The Karaolos prisoner-of-war camp was established in Cyprus in 1916 with the intent of housing Ottoman troops captured during the course of World War I. The Ottomans were repatriated in February 1920, on the same year the camp received refugees of the Russian Civil War housing them for a year. Between 1946 and 1949, Karaolos resumed operation as part of the system of Cyprus internment camps used for the detention of Jewish refugees attempting to settle in Mandatory Palestine.

==Background==
At the outbreak of the First World War Cyprus was nominally a part of the Ottoman Empire, while in fact being administered by the British Empire as agreed in the Cyprus Convention of 1878. On 5 November 1914, the Ottomans entered the conflict on the side of the Central Powers, prompting Britain to void the Cyprus Convention and annex the island as the two states were now at war. A number of security measures including telegraph and newspaper censorship, and martial law were introduced although Cyprus remained relatively isolated from the nearby theaters of operations. As it did not possess harbors big enough to accommodate large warships, local authorities shifted their focus to supplying the fighting fronts in its periphery with food as well as housing those wounded in actions, prisoners of war as well as refugees.

==Operation==
The Karaolos prisoner of war camp was established in September 1916, when 2,000 Ottoman soldiers captured during the course of the Arab Revolt, the Gallipoli Campaign and the Sinai and Palestine Campaigns were transported to the island. It was located in the Karaolos area 2 km northwest of Famagusta's old town. It is variously claimed that the camp once stood on what today is a UNFICYP camp on the west side of the Ismet Inonu Bulvari or at the current address of the Gulseren Education Battalion military camp. The camp was erected on land seized from local farmers, whose requests for compensation were rejected by the colonial authorities. The locale was specially selected for the low density of its Muslim population (20.7%), as an additional security measure.

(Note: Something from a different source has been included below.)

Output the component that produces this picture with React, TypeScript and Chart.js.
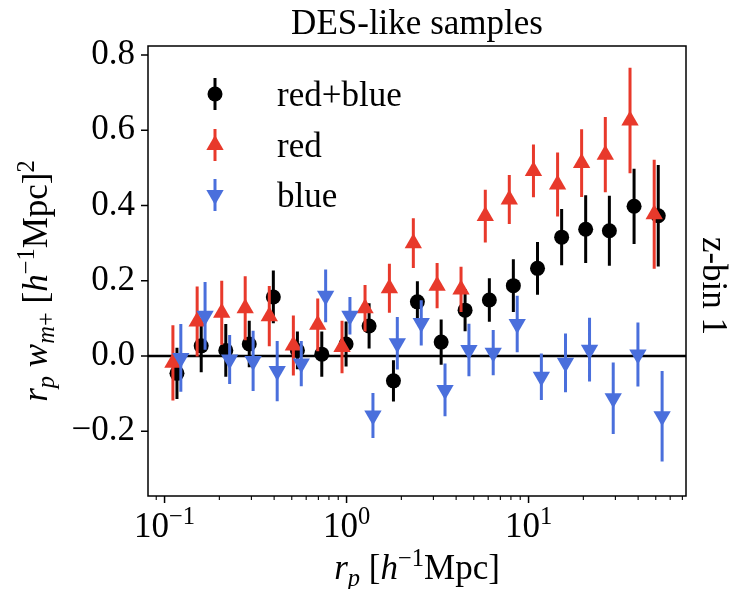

Turkish Cypriots did in fact attempt a prison break operation, however it was exposed by British intelligence before it could be executed. A total of 217 Ottoman POWs died in detention, a number were killed while attempting to escape from the camp, while the majority fell victim to poor living conditions. The prisoners received meals consisting of mashed and boiled marrow, bread made from barley flour, carob and olives. According to eyewitness accounts they were dressed in ragged clothing and did not possess shoes. They spent their free time creating improvised trench art, such as prayer beads made of olive seeds and wooden cigarette boxes. A number of prisoners were conscripted into labor units that performed stevedoring. Following the end of the war some chose to stay on the island while the rest were repatriated in February 1920.

On 14 November 1920, the remnants of Pyotr Wrangel's Anti-Bolshevik White Army evacuated their last stronghold in Russia. A few hundred of those refugees
of the Russian Civil War, traveled to Karaolos through Istanbul, settling in 20 huts previously used by the Ottoman POWs. Most departed from Cyprus a year later, while a few settled on the island permanently. In 1946, Karaolos became part of the system of Cyprus internment camps intended to prevent Jewish refugees from settling in Mandatory Palestine, with 30,000 being housed in the wider Famagusta region. Karaolos incorporated Camps 55, 60, 61, 62 and 63, consisting of army tents and a few Nissen huts. A number of internees managed to escape through a tunnel with the assistance of Jewish resistance organizations and local sympathizers from AKEL. From November 1946 to the time of the Israeli Declaration of Independence in May 1948, Cyprus detainees were allowed into Palestine at a rate of 750 people per month. On January 24, 1949, the British began sending these detainees to Israel, with the last of them departing for Israel on February 11, 1949.